Resulta dudoso que un eslogan tan manido como “Cambio” sea capaz a estas alturas de decidir un solo voto. Y, sin embargo, ésa fue la apuesta de los laboristas para las elecciones de julio en Reino Unido. Nada sorprendente en una de las campañas menos arriesgadas de la historia. Aunque puede que, por vaciada que haya quedado la palabra, no hubiese lema más pertinente para el asalto a Downing Street: voten por nosotros porque, ante todo y, sobre todo, no somos el Partido Conservador.

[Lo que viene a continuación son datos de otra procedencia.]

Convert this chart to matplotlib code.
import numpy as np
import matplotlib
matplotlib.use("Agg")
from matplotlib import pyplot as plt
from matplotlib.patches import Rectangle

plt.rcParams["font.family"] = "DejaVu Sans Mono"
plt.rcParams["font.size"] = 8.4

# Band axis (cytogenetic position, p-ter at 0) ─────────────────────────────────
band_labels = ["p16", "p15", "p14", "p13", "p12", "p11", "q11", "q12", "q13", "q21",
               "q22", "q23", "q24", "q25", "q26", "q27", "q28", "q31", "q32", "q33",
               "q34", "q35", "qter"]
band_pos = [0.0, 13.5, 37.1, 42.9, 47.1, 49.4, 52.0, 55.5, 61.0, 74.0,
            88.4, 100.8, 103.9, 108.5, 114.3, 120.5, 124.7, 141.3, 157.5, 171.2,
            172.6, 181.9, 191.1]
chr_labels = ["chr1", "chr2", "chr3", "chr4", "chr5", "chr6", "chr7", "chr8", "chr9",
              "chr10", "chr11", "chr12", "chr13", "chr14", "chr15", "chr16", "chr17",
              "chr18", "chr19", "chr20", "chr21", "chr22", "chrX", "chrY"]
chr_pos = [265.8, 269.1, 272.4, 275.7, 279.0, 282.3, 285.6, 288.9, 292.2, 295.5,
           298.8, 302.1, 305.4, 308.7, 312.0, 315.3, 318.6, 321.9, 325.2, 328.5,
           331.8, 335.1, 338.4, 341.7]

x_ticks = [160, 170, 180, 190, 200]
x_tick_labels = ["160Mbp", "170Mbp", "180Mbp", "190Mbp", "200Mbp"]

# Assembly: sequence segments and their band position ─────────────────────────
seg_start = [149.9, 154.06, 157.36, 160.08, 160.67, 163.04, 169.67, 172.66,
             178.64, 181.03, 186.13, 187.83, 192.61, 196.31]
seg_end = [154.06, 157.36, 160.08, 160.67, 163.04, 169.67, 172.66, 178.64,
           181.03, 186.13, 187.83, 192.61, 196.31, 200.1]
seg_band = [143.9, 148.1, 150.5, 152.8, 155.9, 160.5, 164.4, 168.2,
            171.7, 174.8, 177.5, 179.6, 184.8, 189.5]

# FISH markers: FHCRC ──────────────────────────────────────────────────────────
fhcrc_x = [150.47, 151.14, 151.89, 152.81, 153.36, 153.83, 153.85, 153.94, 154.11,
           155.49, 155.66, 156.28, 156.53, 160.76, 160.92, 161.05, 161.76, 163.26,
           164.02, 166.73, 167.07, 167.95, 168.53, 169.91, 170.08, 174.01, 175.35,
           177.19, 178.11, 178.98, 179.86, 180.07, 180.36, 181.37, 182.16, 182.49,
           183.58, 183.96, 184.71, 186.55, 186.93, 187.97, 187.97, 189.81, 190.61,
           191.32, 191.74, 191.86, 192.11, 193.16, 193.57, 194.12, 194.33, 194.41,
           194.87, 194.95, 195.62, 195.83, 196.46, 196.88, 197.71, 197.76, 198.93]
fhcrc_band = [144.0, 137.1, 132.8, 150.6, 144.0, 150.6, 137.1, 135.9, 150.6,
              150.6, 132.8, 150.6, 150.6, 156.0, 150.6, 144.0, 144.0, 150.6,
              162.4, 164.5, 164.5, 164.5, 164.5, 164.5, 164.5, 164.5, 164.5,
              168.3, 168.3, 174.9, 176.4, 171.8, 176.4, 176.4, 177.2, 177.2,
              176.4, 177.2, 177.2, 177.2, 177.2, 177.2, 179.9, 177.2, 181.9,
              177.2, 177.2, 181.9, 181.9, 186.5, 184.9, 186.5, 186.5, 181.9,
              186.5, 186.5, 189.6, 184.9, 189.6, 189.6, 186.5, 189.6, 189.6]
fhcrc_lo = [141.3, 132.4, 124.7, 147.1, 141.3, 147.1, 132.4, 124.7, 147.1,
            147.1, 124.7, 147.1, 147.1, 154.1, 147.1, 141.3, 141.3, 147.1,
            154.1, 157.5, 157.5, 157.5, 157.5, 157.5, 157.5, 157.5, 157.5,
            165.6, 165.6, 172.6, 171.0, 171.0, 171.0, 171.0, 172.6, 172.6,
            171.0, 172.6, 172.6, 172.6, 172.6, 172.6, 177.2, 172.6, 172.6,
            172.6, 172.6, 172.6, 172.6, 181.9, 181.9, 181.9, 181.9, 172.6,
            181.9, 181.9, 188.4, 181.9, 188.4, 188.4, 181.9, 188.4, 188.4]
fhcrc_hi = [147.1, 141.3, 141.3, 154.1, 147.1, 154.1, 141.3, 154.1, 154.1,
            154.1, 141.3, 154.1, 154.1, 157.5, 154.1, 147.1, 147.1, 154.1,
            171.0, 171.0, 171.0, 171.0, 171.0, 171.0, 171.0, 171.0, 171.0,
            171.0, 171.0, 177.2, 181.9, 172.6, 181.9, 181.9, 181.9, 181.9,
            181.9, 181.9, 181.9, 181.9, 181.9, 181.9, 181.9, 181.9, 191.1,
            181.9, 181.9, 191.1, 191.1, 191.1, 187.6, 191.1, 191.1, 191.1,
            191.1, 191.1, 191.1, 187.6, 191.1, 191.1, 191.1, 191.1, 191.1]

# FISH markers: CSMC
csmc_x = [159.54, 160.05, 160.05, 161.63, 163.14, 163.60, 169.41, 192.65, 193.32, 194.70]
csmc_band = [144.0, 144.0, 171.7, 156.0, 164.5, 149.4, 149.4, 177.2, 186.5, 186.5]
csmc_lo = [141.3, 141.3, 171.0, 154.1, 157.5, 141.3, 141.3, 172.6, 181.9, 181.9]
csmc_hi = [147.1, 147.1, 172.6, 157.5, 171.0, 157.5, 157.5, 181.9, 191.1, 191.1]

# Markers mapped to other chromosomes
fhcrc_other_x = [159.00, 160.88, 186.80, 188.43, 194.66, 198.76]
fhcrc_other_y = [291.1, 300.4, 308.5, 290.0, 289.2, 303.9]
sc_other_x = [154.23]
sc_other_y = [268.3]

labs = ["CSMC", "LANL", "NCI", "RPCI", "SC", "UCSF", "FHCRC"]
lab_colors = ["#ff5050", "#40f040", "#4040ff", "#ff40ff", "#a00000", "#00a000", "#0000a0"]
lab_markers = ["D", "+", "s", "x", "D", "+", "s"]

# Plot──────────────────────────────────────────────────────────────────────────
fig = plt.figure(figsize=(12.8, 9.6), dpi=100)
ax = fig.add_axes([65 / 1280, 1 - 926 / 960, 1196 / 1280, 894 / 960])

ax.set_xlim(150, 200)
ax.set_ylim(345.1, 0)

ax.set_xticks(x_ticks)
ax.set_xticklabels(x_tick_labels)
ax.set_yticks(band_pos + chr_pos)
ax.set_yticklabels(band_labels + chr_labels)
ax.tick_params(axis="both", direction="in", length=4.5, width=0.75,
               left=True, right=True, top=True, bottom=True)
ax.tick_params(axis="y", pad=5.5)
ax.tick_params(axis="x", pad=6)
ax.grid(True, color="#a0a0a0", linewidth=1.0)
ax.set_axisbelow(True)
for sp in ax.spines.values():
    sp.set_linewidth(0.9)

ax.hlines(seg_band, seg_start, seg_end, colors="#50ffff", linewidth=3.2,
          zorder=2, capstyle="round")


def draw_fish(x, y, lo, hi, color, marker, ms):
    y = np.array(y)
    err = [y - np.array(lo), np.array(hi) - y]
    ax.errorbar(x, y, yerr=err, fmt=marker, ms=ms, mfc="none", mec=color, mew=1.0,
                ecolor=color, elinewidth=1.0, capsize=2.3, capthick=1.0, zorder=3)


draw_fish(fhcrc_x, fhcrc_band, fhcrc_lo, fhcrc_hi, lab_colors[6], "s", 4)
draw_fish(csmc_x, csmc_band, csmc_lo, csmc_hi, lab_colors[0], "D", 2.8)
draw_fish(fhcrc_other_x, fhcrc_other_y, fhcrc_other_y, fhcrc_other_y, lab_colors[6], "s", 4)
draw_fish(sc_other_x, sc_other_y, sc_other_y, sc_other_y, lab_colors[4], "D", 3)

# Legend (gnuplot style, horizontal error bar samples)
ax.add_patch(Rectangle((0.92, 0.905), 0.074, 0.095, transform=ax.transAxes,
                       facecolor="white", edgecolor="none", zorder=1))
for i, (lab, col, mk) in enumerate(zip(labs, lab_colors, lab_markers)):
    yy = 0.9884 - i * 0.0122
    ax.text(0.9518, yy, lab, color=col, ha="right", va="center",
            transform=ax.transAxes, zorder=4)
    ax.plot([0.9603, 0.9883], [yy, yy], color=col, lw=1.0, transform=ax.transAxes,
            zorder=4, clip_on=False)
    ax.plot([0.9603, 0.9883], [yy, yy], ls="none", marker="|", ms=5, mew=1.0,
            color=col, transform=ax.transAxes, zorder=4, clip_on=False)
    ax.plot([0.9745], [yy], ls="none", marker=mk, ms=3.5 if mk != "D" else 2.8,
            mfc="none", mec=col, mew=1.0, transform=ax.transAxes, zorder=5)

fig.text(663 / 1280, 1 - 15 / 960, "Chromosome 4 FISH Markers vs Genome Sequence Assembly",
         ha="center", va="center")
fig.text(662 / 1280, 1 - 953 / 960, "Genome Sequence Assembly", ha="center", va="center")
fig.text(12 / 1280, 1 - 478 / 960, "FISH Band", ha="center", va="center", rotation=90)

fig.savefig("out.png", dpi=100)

Keir Starmer fio su estrategia a dejar a los tories cocerse en su salsa, la que los últimos gobiernos conservadores prepararon a fuego lento desde que Boris Johnson les diese una arrolladora victoria en 2019. Purgadas las filas laboristas de los resabios del “corbynismo”, Starmer se propuso no asustar a nadie, minimizar errores, ganar por incomparecencia del rival. Reino Unido es hoy un país escaldado por un Brexit que prometió mucho más de lo que podía dar. Las fiestas pandémicas de Boris Johnson o el desastre financiero infligido por Liz Truss socavaron aún más la confianza de los británicos en sí mismos.

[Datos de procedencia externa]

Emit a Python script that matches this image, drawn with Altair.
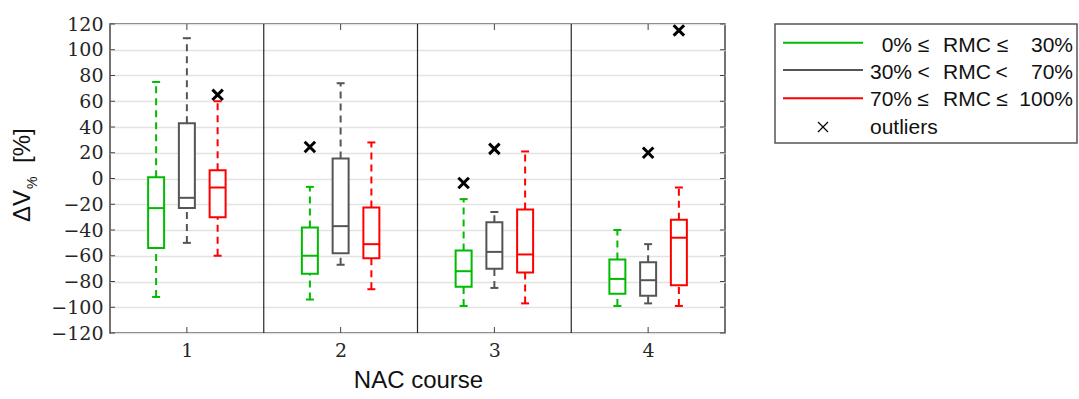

Tras años de disrupción, el nuevo primer ministro se jacta en presentarse como Mr. Normas. Un hombre de ley y orden para devolver la seriedad a las instituciones y recobrar la credibilidad dentro y fuera del país. A Sir Keir es difícil pillarlo en un renuncio. Lo intentaron los tabloides cuando se difundió una imagen suya, cerveza en mano, en una reunión con sus colaboradores en mitad de las restricciones sociales por la pandemia. “¡Escándalo! ¡El laborismo ya tiene su Partygate!”. El bautizado como Beergate quedó en nada tras una investigación policial, pero Starmer tomó buena nota de que cualquier desliz sería valiosa munición para sus adversarios.